We are not the first Christians to face such things and, blessedly, our theological forefathers thought the problem was significant enough to devote an entire chapter to the doctrine of Christian Liberty in the Westminster Confession of Faith (chp. 20). In brief, the doctrine of Christian Liberty maintains that only the doctrines of Scripture are morally binding, whereas the commandments of men are not, no matter how well intended or seemingly pious they might be. Only God has the right to bind our consciences, our fellow Christians do not. Personal convictions never rise to the level of divinely given commands. In a similar vein, even if people try to pass off their opinions as the teaching of Scripture, we still have God-given freedom through Christ’s mediatory work—our declaration of righteousness through faith alone in Christ alone sets us free from the curse of the law and anyone who would try to bind our consciences.
During the sixteenth- and seventeenth-centuries Reformed theologians promoted the doctrine of Christian Liberty because the Roman Catholic Church prohibited the eating of meat on Fridays and also claimed that celibacy was a superior form of Christian devotion. The Reformers rejected such claims and held fast to the doctrine of Christian Liberty—they refused to submit to such teachings because they were the mere teaching of men, not morally binding imperatives of Scripture. We still have this same Christ-wrought Spirit applied freedom today.
We should be careful, therefore, whenever we make the claim to offer the “biblical” teaching about certain preferred ways of life. We do not want to apply this label to a mere human opinion let alone try to bind the consciences of others in the church. Conversely, we can relish the freedom Christ has given us through our justification—we only need to submit to the teaching of Scripture. Our Christian Liberty should never be a cover-up or pretense for sin. What Scripture forbids, we must never do.

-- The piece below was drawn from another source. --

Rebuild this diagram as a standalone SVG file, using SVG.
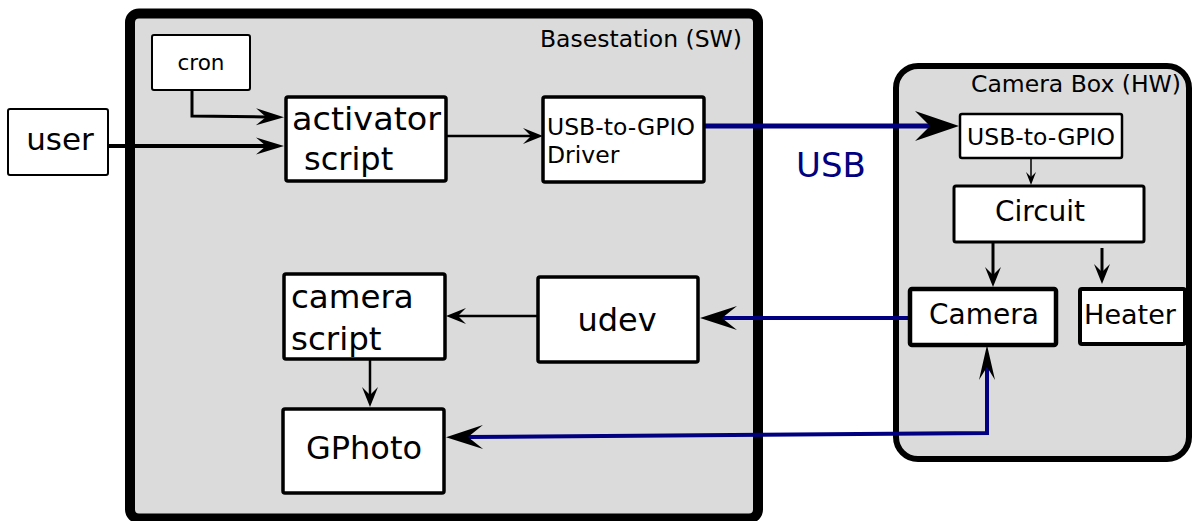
<svg xmlns="http://www.w3.org/2000/svg" width="1192" height="521" viewBox="0 0 1192 521">
  <style>
    text { font-family: "DejaVu Sans", "Liberation Sans", sans-serif; fill: #000; }
    .box { fill: #fff; stroke: #000; }
    .frame { fill: #dbdbdb; stroke: #000; }
    .wire { fill: none; stroke: #000; }
    .usb { fill: none; stroke: #000080; }
    .head { fill: #000; stroke: none; }
  </style>
  <defs>
    <!-- concave arrowheads; origin sits at the notch where the line ends -->
    <marker id="ah-big" markerUnits="userSpaceOnUse" orient="auto" overflow="visible" markerWidth="1" markerHeight="1">
      <path class="head" d="M29,0 L-15,-15 L0,0 L-15,15 Z"/>
    </marker>
    <marker id="ah-med" markerUnits="userSpaceOnUse" orient="auto-start-reverse" overflow="visible" markerWidth="1" markerHeight="1">
      <path class="head" d="M22,0 L-15,-12 L0,0 L-15,12 Z"/>
    </marker>
    <marker id="ah-user" markerUnits="userSpaceOnUse" orient="auto" overflow="visible" markerWidth="1" markerHeight="1">
      <path class="head" d="M18,0 L-10,-8.5 L0,0 L-10,8.5 Z"/>
    </marker>
    <marker id="ah-sm" markerUnits="userSpaceOnUse" orient="auto" overflow="visible" markerWidth="1" markerHeight="1">
      <path class="head" d="M12,0 L-8,-8 L0,0 L-8,8 Z"/>
    </marker>
    <marker id="ah-tiny" markerUnits="userSpaceOnUse" orient="auto" overflow="visible" markerWidth="1" markerHeight="1">
      <path class="head" d="M8,0 L-5,-5 L0,0 L-5,5 Z"/>
    </marker>
    <marker id="ah-narrow" markerUnits="userSpaceOnUse" orient="auto" overflow="visible" markerWidth="1" markerHeight="1">
      <path class="head" d="M22,0 L-13,-8 L0,0 L-13,8 Z"/>
    </marker>
  </defs>

  <rect width="1192" height="521" fill="#fff"/>

  <!-- enclosures -->
  <g id="basestation">
    <rect class="frame" x="130" y="13.5" width="628" height="505" rx="9" stroke-width="10"/>
    <text x="540" y="47" font-size="23.5" textLength="202" lengthAdjust="spacingAndGlyphs">Basestation (SW)</text>
  </g>
  <g id="camera-box">
    <rect class="frame" x="896" y="66" width="293" height="393" rx="22" stroke-width="6"/>
    <text x="971" y="92" font-size="23.5" textLength="210" lengthAdjust="spacingAndGlyphs">Camera Box (HW)</text>
  </g>

  <!-- connectors -->
  <g id="connectors">
    <path class="wire" d="M108,146 L266,146" stroke-width="4" marker-end="url(#ah-user)"/>
    <path class="wire" d="M192,90 L192,116 L266,117" stroke-width="3" marker-end="url(#ah-user)"/>
    <path class="wire" d="M446,136 L531,136" stroke-width="2.5" marker-end="url(#ah-sm)"/>
    <path class="usb" d="M704,126 L930,126" stroke-width="5" marker-end="url(#ah-big)"/>
    <path class="wire" d="M1031,158 L1031,177" stroke-width="1.5" marker-end="url(#ah-tiny)"/>
    <path class="wire" d="M993,243 L993,275" stroke-width="3" marker-end="url(#ah-sm)"/>
    <path class="wire" d="M1102,248 L1102,272" stroke-width="3" marker-end="url(#ah-sm)"/>
    <path class="usb" d="M908,318 L722,318" stroke-width="4" marker-end="url(#ah-med)"/>
    <path class="wire" d="M537,316 L458,316" stroke-width="2.5" marker-end="url(#ah-sm)"/>
    <path class="wire" d="M370,360 L370,395" stroke-width="2.5" marker-end="url(#ah-sm)"/>
    <path class="usb" d="M468,437 L987,433 L987,367" stroke-width="4" marker-start="url(#ah-med)" marker-end="url(#ah-narrow)"/>
    <text x="796" y="177" font-size="34" style="fill:#000080">USB</text>
  </g>

  <!-- nodes -->
  <g id="user">
    <rect class="box" x="8" y="109" width="100" height="66" rx="2" stroke-width="2"/>
    <text x="60" y="150" font-size="31" text-anchor="middle">user</text>
  </g>
  <g id="cron">
    <rect class="box" x="152" y="35" width="98" height="55" rx="2" stroke-width="2"/>
    <text x="201" y="70" font-size="21.5" text-anchor="middle">cron</text>
  </g>
  <g id="activator-script">
    <rect class="box" x="286" y="97" width="160" height="84" rx="2" stroke-width="3.5"/>
    <text x="292" y="130" font-size="32" textLength="149" lengthAdjust="spacingAndGlyphs">activator</text>
    <text x="304" y="170" font-size="32">script</text>
  </g>
  <g id="usb-gpio-driver">
    <rect class="box" x="543" y="97" width="161" height="85" rx="2" stroke-width="3.5"/>
    <text x="547" y="135" font-size="23.5">USB-to-GPIO</text>
    <text x="547" y="163" font-size="23.5">Driver</text>
  </g>
  <g id="camera-script">
    <rect class="box" x="284" y="274" width="161" height="85" rx="2" stroke-width="3.5"/>
    <text x="291" y="308" font-size="32.5">camera</text>
    <text x="291" y="350" font-size="32.5">script</text>
  </g>
  <g id="udev">
    <rect class="box" x="538" y="277" width="160" height="85" rx="2" stroke-width="3.5"/>
    <text x="617" y="331" font-size="32" text-anchor="middle">udev</text>
  </g>
  <g id="gphoto">
    <rect class="box" x="283" y="409" width="161" height="84" rx="2" stroke-width="3.5"/>
    <text x="364" y="459" font-size="32" text-anchor="middle">GPhoto</text>
  </g>
  <g id="usb-gpio">
    <rect class="box" x="960" y="114" width="162" height="44" rx="2" stroke-width="2.5"/>
    <text x="1041" y="145" font-size="23.5" text-anchor="middle">USB-to-GPIO</text>
  </g>
  <g id="circuit">
    <rect class="box" x="954" y="186" width="190" height="56" rx="2" stroke-width="3"/>
    <text x="1040" y="221" font-size="28" text-anchor="middle">Circuit</text>
  </g>
  <g id="camera">
    <rect class="box" x="910" y="289" width="146" height="56" rx="2" stroke-width="4.5"/>
    <text x="984" y="324" font-size="28" text-anchor="middle">Camera</text>
  </g>
  <g id="heater">
    <rect class="box" x="1080" y="289" width="105" height="55" rx="2" stroke-width="4"/>
    <text x="1130" y="324" font-size="27" text-anchor="middle">Heater</text>
  </g>
</svg>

In the end, we should never look for or try to build a fill-in-the-blank church. Is this a ____________ church? Politics (such as debatable public policy), dating vs. courtship, different convictions about schooling methods, or eating vegetables vs. meat (think Romans 14), should not be the things that people look for in a church. Rather, they should look for a church that bears the three marks: the right preaching of the gospel, the right administration of the sacraments, and the proper administration of church discipline. From there, they should look for a church where people with all sorts of different personal convictions rally, not around their personal opinions, but around Jesus and his gospel.